* STATED EXERCISE
Your copy should be exact, beginning at the line containing "Clone this diagram in TikZ." and ending at the line containing "(790,796.5) rectangle (1548,1568);", with both lines kept and every picture dropped.

* RECORDS SUPPLIED

::::::::::

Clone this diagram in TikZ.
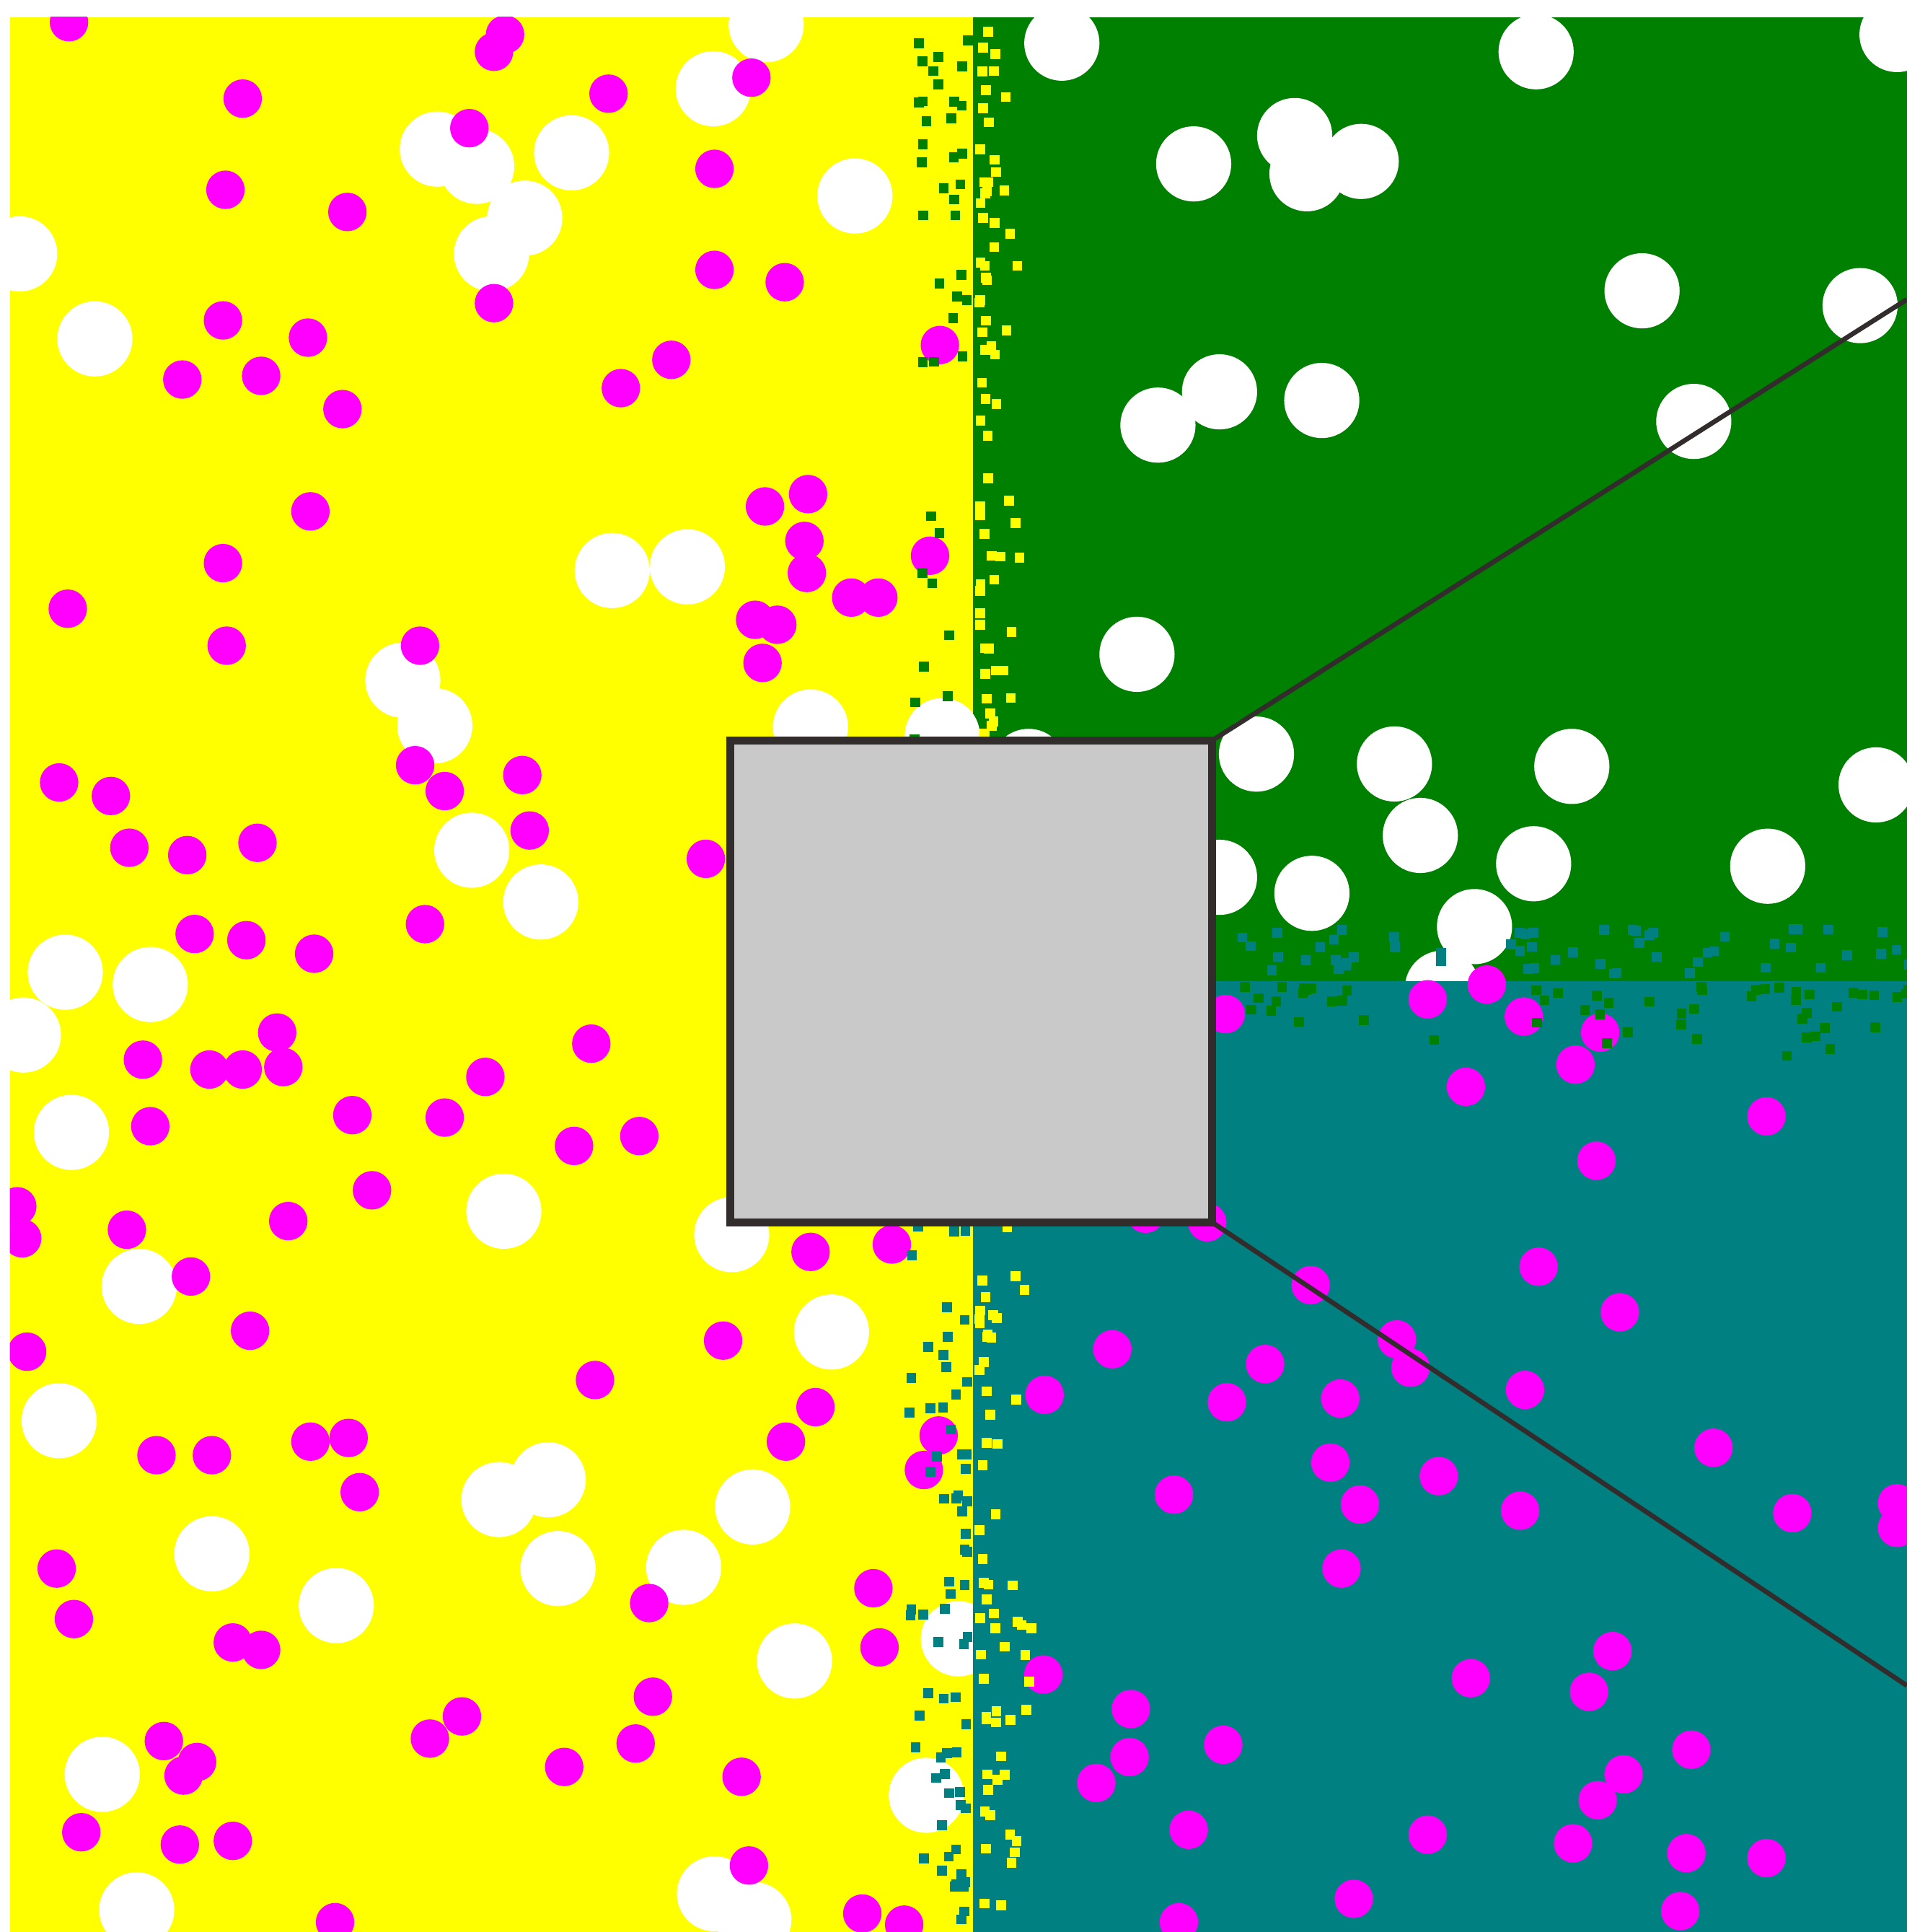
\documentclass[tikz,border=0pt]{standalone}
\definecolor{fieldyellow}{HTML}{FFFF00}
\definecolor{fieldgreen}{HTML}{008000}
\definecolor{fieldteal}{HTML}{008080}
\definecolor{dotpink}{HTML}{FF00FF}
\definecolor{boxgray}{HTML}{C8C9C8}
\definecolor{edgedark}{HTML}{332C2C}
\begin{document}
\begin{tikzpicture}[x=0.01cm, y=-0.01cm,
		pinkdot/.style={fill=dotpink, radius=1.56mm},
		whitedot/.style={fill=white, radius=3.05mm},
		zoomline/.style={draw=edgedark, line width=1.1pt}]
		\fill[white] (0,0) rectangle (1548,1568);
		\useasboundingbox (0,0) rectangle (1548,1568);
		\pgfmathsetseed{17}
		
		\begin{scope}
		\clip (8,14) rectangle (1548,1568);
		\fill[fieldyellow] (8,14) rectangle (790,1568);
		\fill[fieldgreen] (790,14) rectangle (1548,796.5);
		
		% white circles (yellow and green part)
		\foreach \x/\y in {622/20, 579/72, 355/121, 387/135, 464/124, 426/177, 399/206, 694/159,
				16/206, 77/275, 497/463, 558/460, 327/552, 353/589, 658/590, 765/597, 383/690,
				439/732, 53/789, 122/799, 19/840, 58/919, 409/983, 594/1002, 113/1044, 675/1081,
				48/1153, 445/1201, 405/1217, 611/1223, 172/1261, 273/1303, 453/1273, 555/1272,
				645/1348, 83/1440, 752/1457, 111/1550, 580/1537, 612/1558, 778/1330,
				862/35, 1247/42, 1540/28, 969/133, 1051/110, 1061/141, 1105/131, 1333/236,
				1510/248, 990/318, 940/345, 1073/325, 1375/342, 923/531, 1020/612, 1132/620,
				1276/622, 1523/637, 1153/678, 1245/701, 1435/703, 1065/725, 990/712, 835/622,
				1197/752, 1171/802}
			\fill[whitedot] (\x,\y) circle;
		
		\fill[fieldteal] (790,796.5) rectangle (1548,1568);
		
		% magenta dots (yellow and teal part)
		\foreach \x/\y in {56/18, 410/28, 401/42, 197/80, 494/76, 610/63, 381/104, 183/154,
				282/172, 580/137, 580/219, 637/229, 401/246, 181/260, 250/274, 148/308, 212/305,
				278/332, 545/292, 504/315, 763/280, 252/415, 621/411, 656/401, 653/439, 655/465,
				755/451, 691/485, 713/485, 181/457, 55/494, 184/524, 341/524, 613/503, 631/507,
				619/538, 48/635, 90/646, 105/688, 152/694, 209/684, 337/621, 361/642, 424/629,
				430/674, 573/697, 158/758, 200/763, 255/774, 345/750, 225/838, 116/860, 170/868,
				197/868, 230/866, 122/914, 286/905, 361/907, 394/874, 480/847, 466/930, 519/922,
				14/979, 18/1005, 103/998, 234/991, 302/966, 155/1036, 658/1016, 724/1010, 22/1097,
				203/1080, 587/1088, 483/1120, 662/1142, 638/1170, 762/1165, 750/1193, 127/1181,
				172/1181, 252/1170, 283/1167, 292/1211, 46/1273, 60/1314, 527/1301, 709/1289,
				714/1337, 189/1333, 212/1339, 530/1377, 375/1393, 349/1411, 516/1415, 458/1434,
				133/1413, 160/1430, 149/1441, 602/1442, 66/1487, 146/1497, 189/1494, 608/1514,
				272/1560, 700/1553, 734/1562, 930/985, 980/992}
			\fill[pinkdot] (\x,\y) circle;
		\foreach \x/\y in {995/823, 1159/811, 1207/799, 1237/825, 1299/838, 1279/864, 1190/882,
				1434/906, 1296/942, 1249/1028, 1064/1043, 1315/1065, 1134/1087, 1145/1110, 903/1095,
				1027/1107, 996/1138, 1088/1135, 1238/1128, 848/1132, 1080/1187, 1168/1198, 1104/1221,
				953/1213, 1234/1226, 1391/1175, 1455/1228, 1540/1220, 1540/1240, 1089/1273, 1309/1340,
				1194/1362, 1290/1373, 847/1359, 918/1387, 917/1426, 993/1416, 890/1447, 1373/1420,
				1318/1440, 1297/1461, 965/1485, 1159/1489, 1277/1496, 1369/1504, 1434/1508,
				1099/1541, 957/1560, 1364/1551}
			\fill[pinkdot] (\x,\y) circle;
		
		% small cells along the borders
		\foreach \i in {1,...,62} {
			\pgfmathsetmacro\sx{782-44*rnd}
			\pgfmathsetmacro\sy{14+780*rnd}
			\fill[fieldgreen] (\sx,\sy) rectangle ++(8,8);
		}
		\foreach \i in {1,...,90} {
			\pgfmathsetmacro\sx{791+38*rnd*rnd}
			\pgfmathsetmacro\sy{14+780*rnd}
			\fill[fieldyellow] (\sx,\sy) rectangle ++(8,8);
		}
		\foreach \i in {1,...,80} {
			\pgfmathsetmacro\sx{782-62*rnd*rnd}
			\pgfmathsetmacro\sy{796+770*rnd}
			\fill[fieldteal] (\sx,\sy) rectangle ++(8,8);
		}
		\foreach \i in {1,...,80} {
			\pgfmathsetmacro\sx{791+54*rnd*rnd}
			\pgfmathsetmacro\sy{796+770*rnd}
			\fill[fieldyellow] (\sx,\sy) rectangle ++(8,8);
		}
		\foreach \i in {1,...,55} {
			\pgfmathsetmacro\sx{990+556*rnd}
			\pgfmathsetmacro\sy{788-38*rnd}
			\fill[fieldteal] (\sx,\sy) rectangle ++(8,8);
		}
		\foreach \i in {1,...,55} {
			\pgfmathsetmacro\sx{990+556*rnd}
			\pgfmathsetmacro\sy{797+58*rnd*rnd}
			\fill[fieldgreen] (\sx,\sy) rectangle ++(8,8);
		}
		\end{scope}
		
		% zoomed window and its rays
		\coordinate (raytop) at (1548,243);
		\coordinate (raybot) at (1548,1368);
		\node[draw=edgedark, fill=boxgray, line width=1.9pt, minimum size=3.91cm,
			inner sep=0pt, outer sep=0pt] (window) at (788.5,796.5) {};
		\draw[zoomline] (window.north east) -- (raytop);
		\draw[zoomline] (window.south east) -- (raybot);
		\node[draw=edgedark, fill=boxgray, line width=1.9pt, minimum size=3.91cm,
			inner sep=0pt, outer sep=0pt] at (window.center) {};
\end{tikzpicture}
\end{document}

::::::::::

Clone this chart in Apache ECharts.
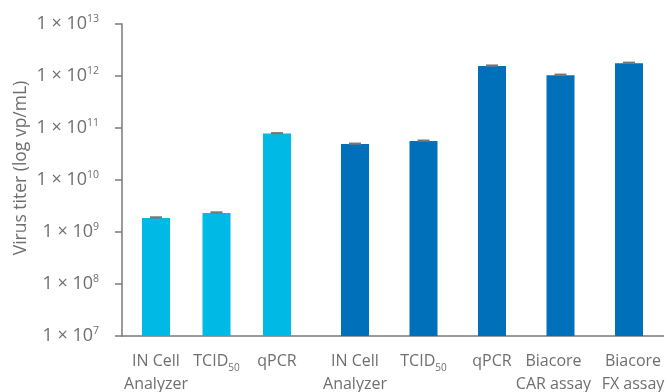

::::::::::

* WRITTEN SOLUTION
Clone this diagram in TikZ.
\documentclass[tikz,border=0pt]{standalone}
\definecolor{fieldyellow}{HTML}{FFFF00}
\definecolor{fieldgreen}{HTML}{008000}
\definecolor{fieldteal}{HTML}{008080}
\definecolor{dotpink}{HTML}{FF00FF}
\definecolor{boxgray}{HTML}{C8C9C8}
\definecolor{edgedark}{HTML}{332C2C}
\begin{document}
\begin{tikzpicture}[x=0.01cm, y=-0.01cm,
		pinkdot/.style={fill=dotpink, radius=1.56mm},
		whitedot/.style={fill=white, radius=3.05mm},
		zoomline/.style={draw=edgedark, line width=1.1pt}]
		\fill[white] (0,0) rectangle (1548,1568);
		\useasboundingbox (0,0) rectangle (1548,1568);
		\pgfmathsetseed{17}
		
		\begin{scope}
		\clip (8,14) rectangle (1548,1568);
		\fill[fieldyellow] (8,14) rectangle (790,1568);
		\fill[fieldgreen] (790,14) rectangle (1548,796.5);
		
		% white circles (yellow and green part)
		\foreach \x/\y in {622/20, 579/72, 355/121, 387/135, 464/124, 426/177, 399/206, 694/159,
				16/206, 77/275, 497/463, 558/460, 327/552, 353/589, 658/590, 765/597, 383/690,
				439/732, 53/789, 122/799, 19/840, 58/919, 409/983, 594/1002, 113/1044, 675/1081,
				48/1153, 445/1201, 405/1217, 611/1223, 172/1261, 273/1303, 453/1273, 555/1272,
				645/1348, 83/1440, 752/1457, 111/1550, 580/1537, 612/1558, 778/1330,
				862/35, 1247/42, 1540/28, 969/133, 1051/110, 1061/141, 1105/131, 1333/236,
				1510/248, 990/318, 940/345, 1073/325, 1375/342, 923/531, 1020/612, 1132/620,
				1276/622, 1523/637, 1153/678, 1245/701, 1435/703, 1065/725, 990/712, 835/622,
				1197/752, 1171/802}
			\fill[whitedot] (\x,\y) circle;
		
		\fill[fieldteal] (790,796.5) rectangle (1548,1568);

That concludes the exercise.